§ Stated goal:
Starting at the first line of the data, please print exactly those lines through the one that holds "Chart.defaults.font.family = FONT;", omitting every picture.

§ Source material:
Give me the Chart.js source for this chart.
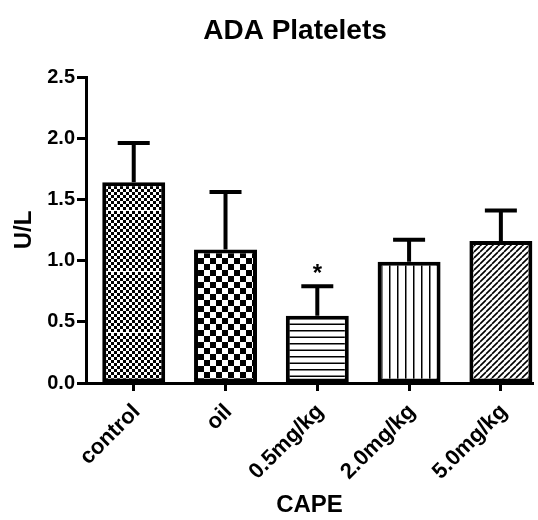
<!DOCTYPE html>
<html>
<head>
<meta charset="utf-8">
<script src="https://cdn.jsdelivr.net/npm/chart.js@4"></script>
<style>
  html, body { margin: 0; padding: 0; background: #fff; }
  #wrap { width: 538px; height: 520px; }
</style>
</head>
<body>
<div id="wrap"><canvas id="c" width="538" height="520"></canvas></div>
<script>
// ADA activity in platelets (U/L), mean with upper SEM bar
const categories = ['control', 'oil', '0.5mg/kg', '2.0mg/kg', '5.0mg/kg'];
const means = [1.64, 1.09, 0.55, 0.99, 1.16];
const errors = [0.32, 0.47, 0.24, 0.18, 0.25];
const marks = ['', '', '*', '', ''];
const yTicks = [0, 0.5, 1.0, 1.5, 2.0, 2.5];

const FONT = '"Liberation Sans", Arial, sans-serif';
Chart.defaults.color = '#000';
Chart.defaults.font.family = FONT;

// Fill patterns for the bars
function makePattern(kind) {
  const t = document.createElement('canvas');
  const g = t.getContext('2d');
  if (kind === 'fineCheck') {
    t.width = 6; t.height = 61;
    g.fillStyle = '#fff'; g.fillRect(0, 0, 6, 61);
    g.fillStyle = '#000';
    for (let y = 0; y < 60; y += 3) {
      for (let x = 0; x < 6; x += 3) {
        if (((x + y) / 3) % 2 === 0) g.fillRect(x, y, 3, 3);
      }
    }
  } else if (kind === 'check') {
    t.width = 12; t.height = 12;
    g.fillStyle = '#fff'; g.fillRect(0, 0, 12, 12);
    g.fillStyle = '#000';
    g.fillRect(0, 0, 6, 6); g.fillRect(6, 6, 6, 6);
  } else if (kind === 'hlines') {
    t.width = 4; t.height = 13;
    g.fillStyle = '#fff'; g.fillRect(0, 0, 4, 13);
    g.fillStyle = '#000'; g.fillRect(0, 5, 4, 1.5); g.fillRect(0, 11.5, 4, 1.5);
  } else if (kind === 'vlines') {
    t.width = 8; t.height = 4;
    g.fillStyle = '#fff'; g.fillRect(0, 0, 8, 4);
    g.fillStyle = '#000'; g.fillRect(5, 0, 1.5, 4);
  } else if (kind === 'diag') {
    t.width = 6; t.height = 6;
    g.fillStyle = '#fff'; g.fillRect(0, 0, 6, 6);
    g.strokeStyle = '#000'; g.lineWidth = 1.6;
    g.beginPath();
    for (let k = -6; k <= 12; k += 6) { g.moveTo(k, 6); g.lineTo(k + 6, 0); }
    g.stroke();
  }
  const p = g.createPattern(t, 'repeat');
  if (kind === 'fineCheck' && p.setTransform) p.setTransform(new DOMMatrix().translate(0, 28));
  return p;
}
const fills = ['fineCheck', 'check', 'hlines', 'vlines', 'diag'].map(makePattern);

// Upper error bars and significance marks
const errorBars = {
  id: 'errorBars',
  afterDatasetsDraw(chart) {
    const { ctx, scales: { x, y } } = chart;
    ctx.save();
    ctx.strokeStyle = '#000';
    ctx.lineWidth = 4;
    ctx.lineCap = 'butt';
    means.forEach((m, i) => {
      const px = x.getPixelForValue(i);
      const yBar = y.getPixelForValue(m);
      const yTop = y.getPixelForValue(m + errors[i]);
      ctx.beginPath();
      ctx.moveTo(px, yBar);
      ctx.lineTo(px, yTop);
      ctx.moveTo(px - 16, yTop);
      ctx.lineTo(px + 16, yTop);
      ctx.stroke();
      if (marks[i]) {
        ctx.fillStyle = '#000';
        ctx.font = 'bold 24px ' + FONT;
        ctx.textAlign = 'center';
        ctx.textBaseline = 'middle';
        ctx.fillText(marks[i], px, yTop - 12);
      }
    });
    ctx.restore();
  }
};

// Chart heading
const heading = {
  id: 'heading',
  afterDraw(chart) {
    const ctx = chart.ctx;
    ctx.save();
    ctx.fillStyle = '#000';
    ctx.font = 'bold 28px ' + FONT;
    ctx.textAlign = 'center';
    ctx.textBaseline = 'alphabetic';
    ctx.fillText('ADA Platelets', 295, 39);
    ctx.restore();
  }
};

new Chart(document.getElementById('c'), {
  type: 'bar',
  data: {
    datasets: [{
      data: means.map((v, i) => ({ x: i, y: v })),
      backgroundColor: fills,
      borderColor: '#000',
      borderWidth: 4,
      borderSkipped: false,
      categoryPercentage: 0.686,
      barPercentage: 1
    }]
  },
  options: {
    responsive: false,
    animation: false,
    layout: { padding: { top: 77, right: 5, bottom: 0, left: 0 } },
    plugins: { legend: { display: false }, tooltip: { enabled: false }, title: { display: false } },
    scales: {
      x: {
        type: 'linear',
        offset: false,
        min: -0.52,
        max: 4.35,
        afterBuildTicks(scale) { scale.ticks = categories.map((_, i) => ({ value: i })); },
        afterFit(scale) { scale.height = 137; },
        border: { display: true, color: '#000', width: 3 },
        grid: { display: true, offset: false, drawOnChartArea: false, drawTicks: true, tickLength: 8, tickWidth: 3, tickColor: '#000' },
        ticks: {
          minRotation: 45,
          maxRotation: 45,
          autoSkip: false,
          padding: 8,
          labelOffset: 3,
          font: { size: 22, weight: 'bold' },
          callback: (v) => categories[v]
        },
        title: {
          display: true,
          text: 'CAPE',
          font: { size: 24, weight: 'bold' },
          padding: { top: 0, bottom: 0 }
        }
      },
      y: {
        min: 0,
        max: 2.5,
        afterBuildTicks(scale) { scale.ticks = yTicks.map(v => ({ value: v })); },
        afterFit(scale) { scale.width = 86; },
        border: { display: true, color: '#000', width: 3 },
        grid: { display: true, drawOnChartArea: false, drawTicks: true, tickLength: 9, tickWidth: 3, tickColor: '#000' },
        ticks: {
          padding: 2,
          font: { size: 20, weight: 'bold' },
          callback: (v) => Number(v).toFixed(1)
        },
        title: {
          display: true,
          text: 'U/L',
          font: { size: 24, weight: 'bold' },
          padding: { top: 10, bottom: 0 }
        }
      }
    }
  },
  plugins: [errorBars, heading]
});
</script>
</body>
</html>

§ Task result:
Give me the Chart.js source for this chart.
<!DOCTYPE html>
<html>
<head>
<meta charset="utf-8">
<script src="https://cdn.jsdelivr.net/npm/chart.js@4"></script>
<style>
  html, body { margin: 0; padding: 0; background: #fff; }
  #wrap { width: 538px; height: 520px; }
</style>
</head>
<body>
<div id="wrap"><canvas id="c" width="538" height="520"></canvas></div>
<script>
// ADA activity in platelets (U/L), mean with upper SEM bar
const categories = ['control', 'oil', '0.5mg/kg', '2.0mg/kg', '5.0mg/kg'];
const means = [1.64, 1.09, 0.55, 0.99, 1.16];
const errors = [0.32, 0.47, 0.24, 0.18, 0.25];
const marks = ['', '', '*', '', ''];
const yTicks = [0, 0.5, 1.0, 1.5, 2.0, 2.5];

const FONT = '"Liberation Sans", Arial, sans-serif';
Chart.defaults.color = '#000';
Chart.defaults.font.family = FONT;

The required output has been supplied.